Eastern Approaches
Raw but committed performances of music from emergent post-Soviet territories
View record and artist detailsRecord and Artist Details
Composer or Director: Frangiz Ali-Zade, Giya Alexandrovich Kancheli, Dimitri Yanov-Yanovsky
Genre:
Chamber
Label: Felmay
Magazine Review Date: 1/2003
Media Format: CD or Download
Media Runtime: 65
Mastering:
Stereo
DDD
Catalogue Number: FY7022
Tracks:
Composition | Artist Credit |
---|---|
Mugam Sayagi |
Frangiz Ali-Zade, Composer
Frangiz Ali-Zade, Composer Xenia Ensemble |
Chang Music III |
Dimitri Yanov-Yanovsky, Composer
Dimitri Yanov-Yanovsky, Composer Xenia Ensemble |
Night Prayers |
Giya Alexandrovich Kancheli, Composer
Giya Alexandrovich Kancheli, Composer Xenia Ensemble |
Author: David Fanning
From Azerbaijan, Frangis Ali-Zade (b1947) recently had an entire CD devoted to her by BIS, and her Mugam Sayagi has attracted the advocacy of the Kronos Quartet. However, in this work her intentions – to express ecstatic longing, in terms drawing on centuries-old Muslim traditions – are rather more interesting than their realisation, which, despite the addition of percussion in the later stages, is unimaginative and overlong. With their more suave overall approach The Kronos succeed rather better than the Xenia Ensemble in disguising these shortcomings.
Dmitry Yanov-Yanovsky (b1963), a Russian-Jewish composer from Uzbekistan, is far more creative in his handling of folk-derived material. He asks his string trio to imitate the sounds of the chang, a kind of small cymbalom, and within an essentially meditative framework his three movements cover a range of moods with a sure sense of timing.

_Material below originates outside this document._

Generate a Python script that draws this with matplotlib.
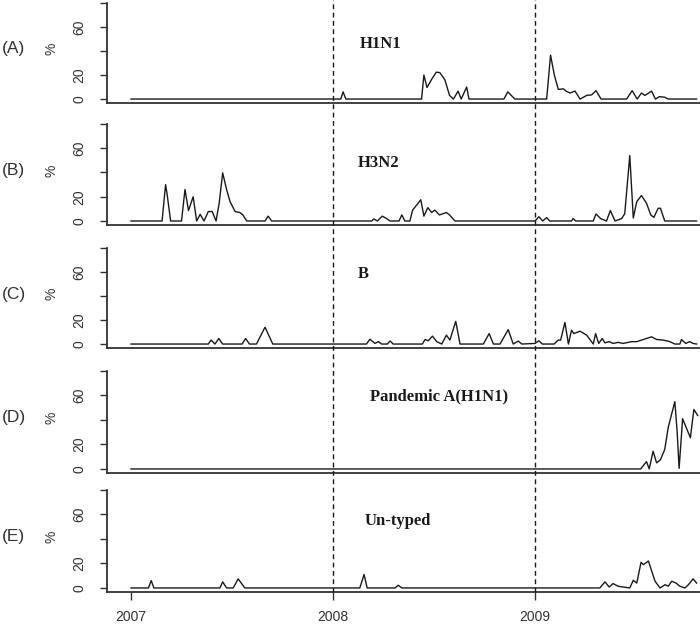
import numpy as np
import matplotlib
matplotlib.use("Agg")
import matplotlib.pyplot as plt
from matplotlib.lines import Line2D
from matplotlib import transforms

# semanas desde o inicio de 2007 e % de cada subtipo
h1n1_sem = [0, 54, 54.6, 55.3, 74.8, 75.4, 76.2, 77.5, 78.6, 79.5, 80.8, 82, 83, 84.2, 85, 86.4, 87,
            96, 97, 98.8, 107, 108, 109, 110, 111.3, 112, 113, 114.3, 115.6, 117.3, 118.6, 119.7, 121,
            127.6, 129, 130.3, 131.4, 132.3, 134, 135, 136, 137.4, 138.3, 145.6]
h1n1_val = [0, 0, 6, 0, 0, 20, 9.6, 17, 22.4, 22, 16, 3, 0, 6.6, 0, 10, 0,
            0, 6, 0, 0, 36.6, 19.7, 8, 8.5, 6.6, 5, 6.6, 0, 3, 3.5, 7, 0,
            0, 7, 0, 5, 3, 6.6, 0, 2, 1.5, 0, 0]

h3n2_sem = [0, 8, 8.9, 9.3, 10.2, 13, 13.9, 14.8, 16, 16.9, 17.8, 18.8, 19.9, 20.9, 21.9, 22.7, 23.6,
            24.6, 25.5, 26.8, 28, 28.8, 29.8, 34.5, 35.3, 36.2, 62, 62.5, 63.4, 64.7, 65.8, 66.7, 69,
            69.7, 70.5, 71.8, 72.5, 74.6, 75.4, 76.4, 77.4, 78.2, 79.4, 81.2, 82, 83.4, 104, 105, 106,
            107, 107.8, 113.4, 113.8, 114.5, 119, 119.7, 120.9, 122.4, 123.4, 124.6, 126.3, 127.1,
            128.4, 129.3, 130.2, 131.4, 132.7, 133.8, 134.6, 135.7, 136.3, 137.4, 145.6]
h3n2_val = [0, 0, 30, 22, 0, 0, 26, 8.6, 20, 0, 5.5, 0, 7.8, 7.8, 0, 14.7, 39.7,
            26, 16, 7.8, 7, 5, 0, 0, 4, 0, 0, 1.7, 0, 4, 2, 0, 0,
            5, 0, 0, 9, 17.5, 4, 11, 7, 9, 5, 7, 5, 0, 0, 3.5, 0,
            2.8, 0, 0, 2, 0, 0, 5.8, 2, 0, 8.6, 0, 2, 6,
            54, 2.5, 16, 21, 14.7, 5, 3, 10.5, 10.5, 0, 0]

b_sem = [0, 19.9, 20.6, 21.6, 22.6, 23.6, 28.6, 29.5, 30.5, 32.3, 34.5, 36.5, 60.6, 61.5, 62.8, 63.7,
         64.5, 66, 66.7, 67.5, 75, 75.7, 76.5, 77.6, 78.7, 80, 81.2, 82.1, 83.6, 84.7, 90.7, 92.2, 93.3,
         95, 97.1, 98.4, 99.7, 100.6, 104, 105, 105.9, 108.9, 110, 110.6, 111.7, 112.6, 113.4, 114,
         115.6, 117.3, 119, 119.6, 120.4, 121.3, 122, 123.1, 124.1, 125.4, 126.7, 128.9, 130.2, 131.9,
         134, 135.3, 137, 138.7, 140, 141.3, 141.7, 142.8, 143.8, 144.7, 145.6]
b_val = [0, 0, 3.3, 0, 4.6, 0, 0, 4.6, 0, 0, 14, 0, 0, 4, 0.5, 2,
         0, 0, 2.5, 0, 0, 3.8, 2.7, 6.6, 2, 0, 7.4, 3.3, 18.9, 0, 0, 8.7, 0,
         0, 12, 0, 2.5, 0, 0.5, 2.7, 0, 0, 3.3, 3.3, 18, 0, 11.5, 8.7,
         10.7, 7.4, 0, 8.7, 0.5, 4.6, 1, 2, 0.5, 1.4, 0.5, 2, 2, 3.8,
         6, 3.8, 3.3, 2, 0, 0, 3.8, 0.5, 2, 0.5, 0]

pand_sem = [0, 131.2, 132.7, 133.4, 134.4, 135.3, 136.3, 137.4, 138.3, 140, 140.6, 141.1, 142, 144,
            144.9, 145.9]
pand_val = [0, 0, 6, 0, 14.5, 5, 7.5, 16, 34, 55, 30, 0.5, 41, 25.5, 48.6, 43.6]

unt_sem = [0, 4.5, 5.2, 5.9, 22.9, 23.6, 24.6, 26.3, 27.6, 29.3, 58.9, 60, 60.8, 68, 68.8, 69.7,
           120.7, 122, 123.1, 124.1, 125.4, 128.4, 129.3, 130.2, 131.3, 131.9, 133.2, 134.9, 136.2,
           137.5, 138.3, 139.2, 140.3, 141.3, 142.6, 143.5, 144.7, 145.6]
unt_val = [0, 0, 6, 0, 0, 5, 0, 0, 7.4, 0, 0, 11, 0, 0, 2.2, 0,
           0, 5, 0.8, 3.6, 1.4, 0, 6.3, 4, 21, 19, 22, 5.5, 0,
           2.7, 1.4, 5.5, 4, 1.4, 0, 2.7, 7.4, 4]

letras = ["(A)", "(B)", "(C)", "(D)", "(E)"]
nomes = ["H1N1", "H3N2", "B", "Pandemic A(H1N1)", "Un-typed"]
series = [(h1n1_sem, h1n1_val), (h3n2_sem, h3n2_val), (b_sem, b_val),
          (pand_sem, pand_val), (unt_sem, unt_val)]
anos = [2007, 2008, 2009]

# posicao de cada painel em pixels (topo, base)
paineis = [(3, 103), (124, 225), (248, 348), (371, 473), (490, 592)]
nome_pos = [(360, 46), (358, 48), (358, 58), (370, 59), (365, 55)]

W, H = 700, 626
fig = plt.figure(figsize=(W / 100, H / 100), dpi=100)
cor = "#1a1a1a"
eixo = "#333333"
x0 = 2007 + (107 - 131) / 202
x1 = 2007 + (700 - 131) / 202

axes = []
for i, (sem, val) in enumerate(series):
    topo, base = paineis[i]
    ax = fig.add_axes([107 / W, 1 - base / H, (W - 107) / W, (base - topo) / H])
    axes.append(ax)
    x = 2007 + np.array(sem) / 52
    ax.plot(x, val, color=cor, lw=1.0)
    ax.set_xlim(x0, x1)
    ax.set_ylim(-3.3, 80)
    for s in ["top", "right"]:
        ax.spines[s].set_visible(False)
    for s in ["left", "bottom"]:
        ax.spines[s].set_color(eixo)
        ax.spines[s].set_linewidth(1.3)
    ax.set_yticks([0, 20, 40, 60, 80])
    ax.set_yticklabels(["0", "20", "", "60", ""], rotation=90, va="center",
                       fontsize=10, family="Liberation Sans", color=eixo)
    ax.tick_params(axis="y", length=5, width=1.0, color=eixo, pad=10)
    if i < 4:
        ax.set_xticks([])
    else:
        ax.set_xticks(anos)
        ax.set_xticklabels([str(a) for a in anos], fontsize=10, family="Liberation Sans", color=eixo)
        ax.tick_params(axis="x", length=6, width=1.0, color=eixo, pad=7)
    ax.text(-105 / 593, 0.54, letras[i], transform=ax.transAxes, ha="left", va="center",
            fontsize=12.5, family="Liberation Sans", color=eixo)
    ax.text(-55 / 593, 0.54, "%", transform=ax.transAxes, ha="center", va="center",
            rotation=90, fontsize=10, family="Liberation Sans", color=eixo)
    nx, ny = nome_pos[i]
    ax.text(2007 + (nx - 131) / 202, ny, nomes[i], ha="left", va="center",
            fontsize=12, family="Liberation Serif", fontweight="bold", color=cor)

# linhas verticais tracejadas atravessando todos os paineis
tr = transforms.blended_transform_factory(axes[-1].transData, fig.transFigure)
for a in [2008, 2009]:
    fig.add_artist(Line2D([a, a], [1 - 592 / H, 1.0], transform=tr, color=cor,
                          lw=1.0, linestyle=(0, (3.5, 2.5))))

fig.savefig("out.png", dpi=100)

More impressive still is Kancheli’s Night Prayers, from his cycle Life without Christmas. This is one of his darkest scores, and in its protesting intensity perhaps his closest to Schnittke. At the moment the only available alternative is Kancheli’s arrangement for saxophone and chamber orchestra, which in Jan Garbarek’s hands sounds much softer-edged than the new recording for the original forces.
Overall the Xenia Ensemble’s performances are not the last word in refinement, and the recorded balance is uncomfortably close. In compensation there is a palpable sense of commitment to the repertoire.